You may be surprised to hear that I am not, in fact, a teenager training at a tough-but-ultimately-character-building ballet school. I am almost 30 and I live in a one-bedroom flat in Peckham. But the frilled collars and padded alice bands I like so much are now all over the high street – go into any H&M or Zara store and you are guaranteed to be confronted by pastel blue and pink sweaters, wraparound cardigans and a sea of crushed velvet – having trickled down from the fashion week runways of Simone Rocha, the New York designer Sandy Liang and, to an extent, Miu Miu’s recent focus on buttoned-up knitwear and dark hosiery.

A lot has been made of fashion’s “return to girlhood”. Some have called it regressive and anti-feminist, but to me, equating outward femininity with frivolity and infantilisation feels flippant. On a recent episode of the fashion and culture show The Polyester Podcast the hosts, Ione Gamble and Gina Tonic, pointed towards “Tumblr feminism” – a strain of online feminism that was prevalent in the early 2010s and intrinsic to the fourth wave – as a possible precursor to the current prevalence of highly feminine fashion.

One of the major tenets of Tumblr feminism was that an enjoyment of “girly” interests and aesthetics did not make one an unserious person, and also that topics that may have been coded in this way – such as pop music and reality TV – were worthy of proper critique. As we see all around us, this point of view (which now feels obvious and widely accepted) was formative for an entire generation of women, and as such feels relevant to fashion’s current bow-obsessed bent.

Tumblr – as well as anime and manga cartoons and comics before it – was also part of the cross-cultural dissemination of kawaii aesthetics (kawaii translates as cute in Japanese, and encompasses things like Hello Kitty and sailor cosplay). Over the last 15 years, east Asian culture has only become more enmeshed in European and US pop culture, thanks in part to the rise of K-pop and its associated stars. It’s no wonder, then, that these styles, rooted as they are in kawaii culture and brought on to runways by young Asian designers (Rocha is Chinese and Irish while Liang is Chinese American), appeal to millennial and gen Z women in the UK.

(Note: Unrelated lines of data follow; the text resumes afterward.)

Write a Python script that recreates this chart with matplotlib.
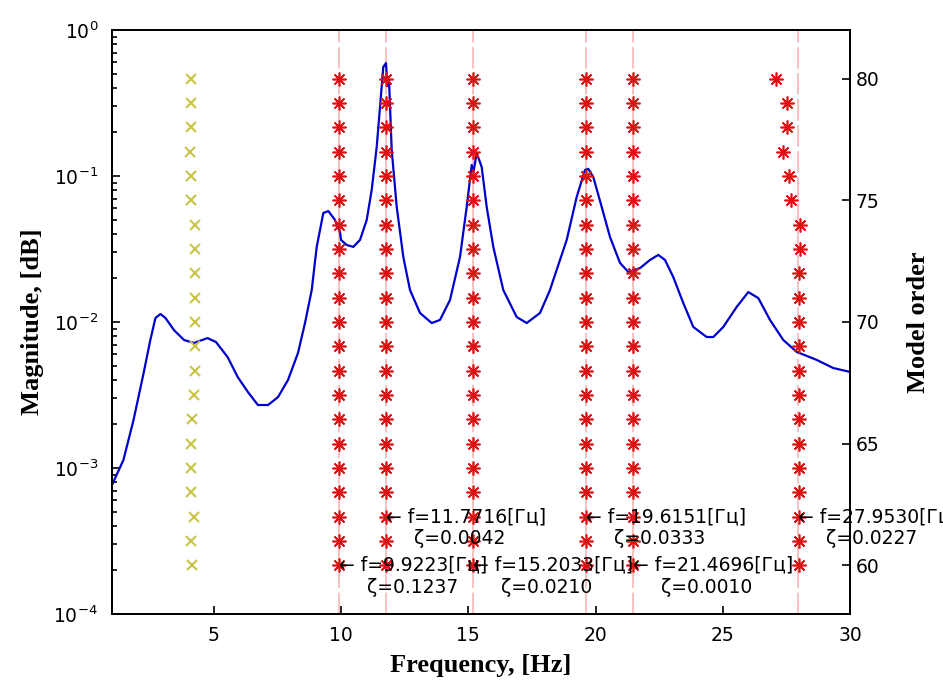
import numpy as np
import matplotlib
matplotlib.use('Agg')
import matplotlib.pyplot as plt

# --- FRF magnitude curve ---
freq = [1.00, 1.448, 1.845, 2.242, 2.505, 2.705, 2.902, 3.102, 3.432, 3.829,
        4.222, 4.752, 5.086, 5.542, 5.939, 6.336, 6.733, 7.130, 7.523, 7.916,
        8.308, 8.583, 8.847, 9.043, 9.303, 9.499, 9.762, 9.959, 9.998, 10.222,
        10.481, 10.745, 11.008, 11.204, 11.401, 11.530, 11.660, 11.766, 11.817, 11.884,
        11.990, 12.187, 12.446, 12.709, 13.102, 13.562, 13.888, 14.281, 14.674, 14.937,
        15.134, 15.204, 15.330, 15.527, 15.723, 15.982, 16.375, 16.902, 17.295, 17.817,
        18.210, 18.340, 18.867, 19.259, 19.585, 19.715, 19.912, 20.242, 20.568, 20.961,
        21.287, 21.747, 22.139, 22.466, 22.729, 23.055, 23.448, 23.841, 24.367, 24.627,
        25.020, 25.546, 26.002, 26.395, 26.855, 27.377, 27.904, 28.690, 29.341, 30.0]
mag = [7.66e-4, 1.135e-3, 2.133e-3, 4.477e-3, 7.53e-3, 1.064e-2, 1.135e-2, 1.064e-2, 8.81e-3, 7.53e-3,
       7.18e-3, 7.76e-3, 7.29e-3, 5.75e-3, 4.20e-3, 3.32e-3, 2.70e-3, 2.70e-3, 3.06e-3, 4.01e-3,
       6.14e-3, 9.84e-3, 1.656e-2, 3.27e-2, 5.58e-2, 5.75e-2, 5.00e-2, 4.13e-2, 3.65e-2, 3.37e-2,
       3.27e-2, 3.65e-2, 5.00e-2, 8.02e-2, 0.158, 0.297, 0.558, 0.594, 0.413, 0.455,
       0.151, 6.14e-2, 2.79e-2, 1.656e-2, 1.153e-2, 9.84e-3, 1.033e-2, 1.416e-2, 2.79e-2, 6.14e-2,
       0.119, 0.106, 0.144, 0.115, 6.14e-2, 3.27e-2, 1.656e-2, 1.081e-2, 9.84e-3, 1.153e-2,
       1.656e-2, 1.941e-2, 3.65e-2, 7.18e-2, 0.110, 0.112, 9.84e-2, 6.14e-2, 3.82e-2, 2.54e-2,
       2.20e-2, 2.34e-2, 2.66e-2, 2.88e-2, 2.66e-2, 2.03e-2, 1.349e-2, 9.25e-3, 7.89e-3, 7.89e-3,
       9.25e-3, 1.268e-2, 1.603e-2, 1.459e-2, 1.033e-2, 7.53e-3, 6.24e-3, 5.50e-3, 4.84e-3, 4.55e-3]

# --- stabilization diagram, model orders 60..80 ---
orders = list(range(60, 81))
unstable_f = [4.16, 4.12, 4.23, 4.12, 4.12, 4.10, 4.16, 4.23, 4.25, 4.25, 4.25,
              4.25, 4.25, 4.25, 4.25, 4.10, 4.10, 4.07, 4.10, 4.10, 4.10]
stable_cols = [
    [9.92] * 21,
    [11.77] * 21,
    [15.20] * 21,
    [19.62] * 21,
    [21.47] * 21,
    [27.98, 27.98, 27.98, 27.98, 27.98, 27.98, 27.98, 27.98, 27.98, 27.98, 27.98,
     27.98, 27.98, 28.05, 28.05, 27.70, 27.61, 27.37, 27.52, 27.54, 27.11],
]

# --- identified modes ---
mode_f = [9.9223, 11.7716, 15.2033, 19.6151, 21.4696, 27.9530]
mode_zeta = ['0.1237', '0.0042', '0.0210', '0.0333', '0.0010', '0.0227']
mode_order = [60, 62, 60, 62, 60, 62]

fig = plt.figure(figsize=(9.43, 6.87), dpi=100)
ax = fig.add_axes([0.1188, 0.1063, 0.7826, 0.8500])
ax2 = ax.twinx()

for f in mode_f:
    ax.axvline(f, color='#f5b0b0', lw=1.1, dashes=(14, 3), zorder=1)

ax.semilogy(freq, mag, color='#0000cc', lw=1.6, zorder=3)
ax.set_xlim(1, 30)
ax.set_ylim(1e-4, 1e0)
ax.set_xticks([5, 10, 15, 20, 25, 30])

ax2.plot(unstable_f, orders, 'x', color='#c8c44a', ms=7, mew=1.5, ls='none')
for col in stable_cols:
    ax2.plot(col, orders, marker=(8, 2, 0), color='#dd1111', ms=10, mew=1.2, ls='none')
ax2.set_ylim(58.0, 82.0)
ax2.set_yticks([60, 65, 70, 75, 80])

txt_font = ['DejaVu Sans']
for f, z, o in zip(mode_f, mode_zeta, mode_order):
    ax2.text(f, o, '\u2190 f=%.4f[\u0413\u0446]' % f, ha='left', va='center',
             fontsize=13.5, family=txt_font, clip_on=False, zorder=5)
    ax2.annotate('\u03b6=' + z, (f, o), xytext=(28, -22), textcoords='offset pixels',
                 ha='left', va='center', fontsize=13.5, family=txt_font,
                 annotation_clip=False, zorder=5)

for a in (ax, ax2):
    a.tick_params(which='both', direction='in', labelsize=13.5, width=1.2)
    a.tick_params(which='major', length=6)
    a.tick_params(which='minor', length=3.5)
    for s in a.spines.values():
        s.set_linewidth(1.3)
ax.tick_params(axis='y', pad=10)
ax.tick_params(axis='x', pad=9)
ax2.tick_params(axis='y', pad=4)

lab = dict(family='Liberation Serif', fontweight='bold', fontsize=19)
ax.set_xlabel('Frequency, [Hz]', labelpad=6, **lab)
ax.set_ylabel('Magnitude, [dB]', labelpad=7, **lab)
ax2.set_ylabel('Model order', labelpad=20, **lab)

fig.savefig('out.png', dpi=100)
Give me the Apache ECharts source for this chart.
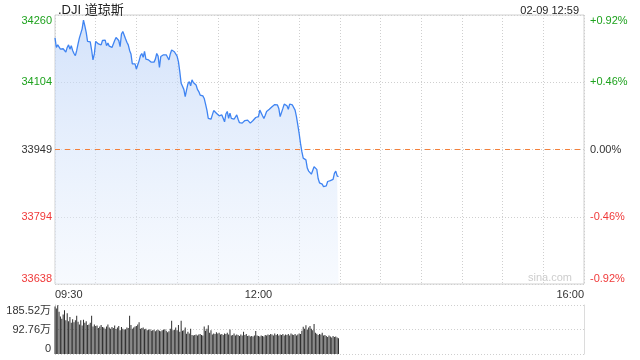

While it might be an overgeneralisation to reduce everything that happens to young people to economic precarity, I do wonder if it also plays a role here. In my own life, there is a sense that if in adulthood I have to live like an overgrown teen – from the indignities that come with renting, such as not being allowed to hang pictures on the wall or having to consider whether I will ever be financially stable enough to have children – then why shouldn’t I have some fun with what I wear?

The rise of this style could also be a backlash against a tendency towards highly practical trends in millennial fashion. It’s cool, for example, to wear Carhartt work pants to your desk job as you sit and tap at a computer, while Salomon hiking trainers abound among people whose most outdoorsy activity is vaping outside the pub. By contrast, the delicate look of a satin shoe or a soft pair of grey socks feels like an embrace of clothes for their own sake, and of style for fun and joy rather than pure functionality.

In a recent New York Times interview, Sandy Liang, the pioneering designer of the bows ’n’ ribbons trend, said: “I’m obsessed over something that I can actually never return to,” hitting on the way nostalgia – which dominates popular culture in everything from television to music – can preoccupy us with pasts that we ourselves did not always occupy, but perhaps privately longed for.

My own interest in cutesy clothing certainly feels like a little bit of wish-fulfilment – a hand back through the years to a self-conscious, younger me. Sometimes a bow is just a bow, of course. But sometimes it’s a symbol, in which multiple meanings and tensions, both ironic and sincere, are contained.